As comunidades carentes carregam o inconveniente de aparecem no oligopólio midiático quando o fato é brutal, eivado de morte e sangue na sarjeta, sob o olhar assustado dos moradores. Tem de ter esse componente de drama, misturado com passividade. e a morte de uma jovem de 17 anos não seria um destaque suficientemente brutal. Diferente, por exemplo, de um crime ocorrido nos bairros chiques, no Morumbi ou nos Jardins. Aí a cobertura jornalística do oligopólio midiático acompanha o brado de justiça e os pedidos de justiça já, e os desdobramentos em passeatas, com o clamor de redução da maioridade, se o crime tiver como autor um menor abandonado.

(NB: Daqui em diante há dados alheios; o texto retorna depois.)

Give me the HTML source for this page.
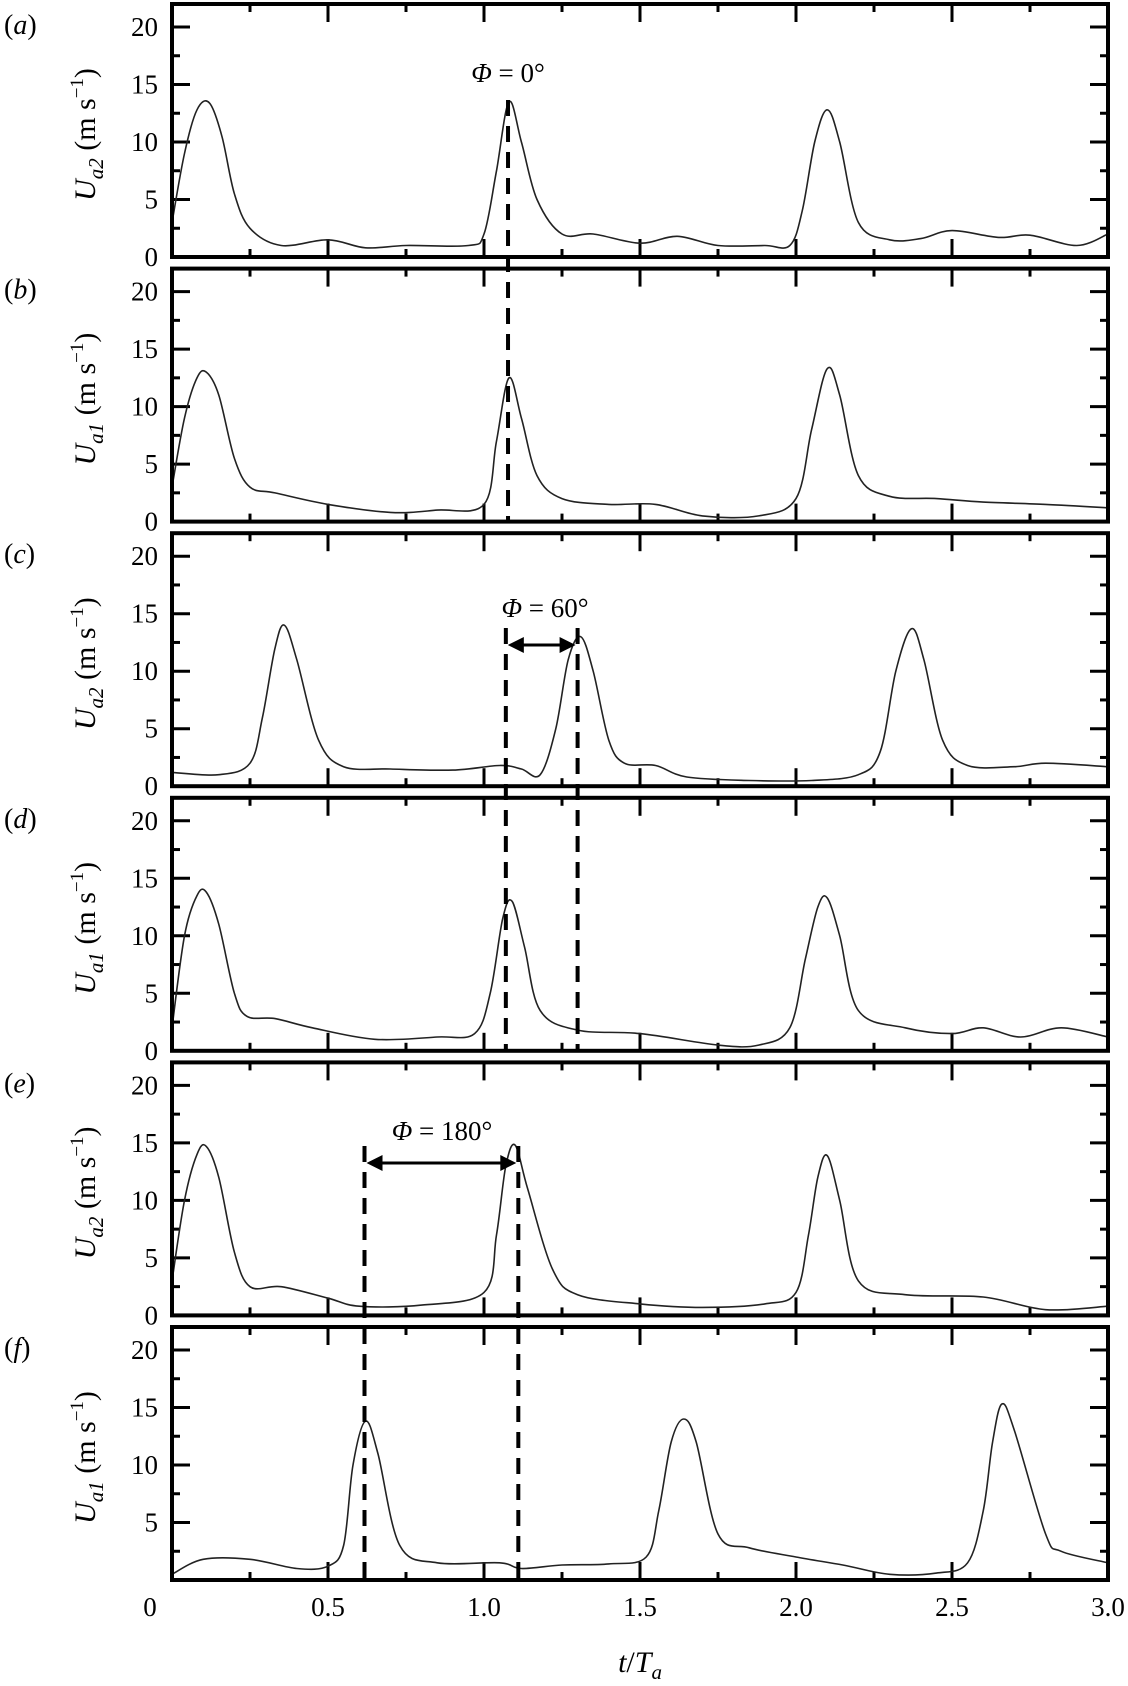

Foi assim no episódio do bar Bodega, há alguns anos, quando Adriana foi assassinada e três jovens pobres foram acusados do crime. Mais tarde, depois de reações ensandecidas de nossa burguesia, com direito à formação do movimento Reage São Paulo e passeatas e campanhas midiáticas contra a violência urbana, comprovou-se a inocência dos suspeitos. Na parte final da sentença proferida pelo juiz José Ernesto de Mattos Lourenço, destacava-se: "(...) São Paulo Reage diante da morte de filhos ilustres, mas não se emociona diante da morte dos filhos dos desprovidos de capacidade econômica, que não podem freqüentar casas noturnas de Moema, mas freqüentam os bares dos bairros distantes. A conclusão é dolorosa: matar filho de rico em bairro de classe média alta ou abastada dá notícia, repercute, revolta a sociedade, que reage. O mesmo fato, quando atinge o marginalizado da economia, não desperta nenhuma reação”.

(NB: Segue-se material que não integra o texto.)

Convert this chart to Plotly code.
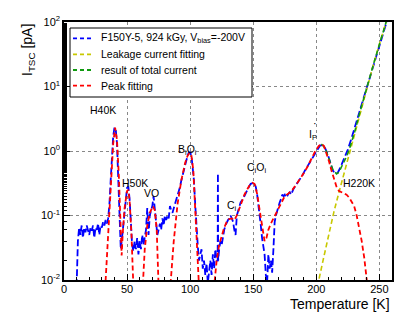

De volta ao assassinato da jovem do bairro de Heliópolis: ele foi o estopim para uma manifestação irada de moradores do bairro, cansados da falta de segurança, da falta de respeito. Sem apoio nem a condolência de nenhuma espécie, as pessoas saíram às ruas frustradas por mais uma injustiça. Quiseram cobrar. E a mensagem midiática foi clara: não pode! Para o oligopólio midiático, para esse jornalismo movido à espetacularidade, pobre tem de sofrer sem direito a manifestar sua indignidade, cala a boca e fique quietinho!, tal como ouvi certa vez, na rua Estados Unidos, nos Jardins.

Em uma bela noite após o trabalho, eu saí de uma lanchonete a dirigir-me ao ponto de ônibus, na rua Augusta. Caminhavam tranquilamente ao meu lado três trabalhadores negros, final de expediente, sacola de marmita na mão, conversa animada e tal. Eis que de repente e não mais que de repente, do nada, surge uma viatura policial, para no meio da rua e dois policiais saltam com arma em punho, empurrando os pobres homens para o muro. Pobres homens que, diga-se, também não têm o direito de se assustar, mas que são regularmente cobrados por assustarem. Pois bem, um deles quis reagir e o policial foi logo dizendo, Cala a boca e fique quietinho! Ele e os demais ficaram, sendo vítimas de uma acintosa revista. Fui poupado por ser branco? Depois da revista, resolveram os policiais darem no pé, deixando aos trabalhadores negros o amargo sabor de mais uma humilhação.

Esse também não seria considerado um fato brutal, não ganharia as manchetes, não passaria de um fato corriqueiro, sem graça, por não conter cenas de emoção e dramaticidade suficientes. Mas no bairro de Heliópolis elas ocorreram, e a impulsiva reação dos moradores foi tachada de vandalismo. É a definição emanada do conforto da redação, tão injusta quanto preconceituosa: protesto de morador de comunidade pobre vira ação de vandalismo! E sofra, e tome batida da polícia, e carregue a pecha de elemento suspeito, e continue mofando horas dentro da condução pública, e sobreviva com um salário pífio, e seja condenado ao faustão e ao gugu nas tardes de domingo, e morra com um tiro equivocado. Morador de comunidade pobre não tem direito a voz, nem a cidadania. E cala a boca e fique quietinho!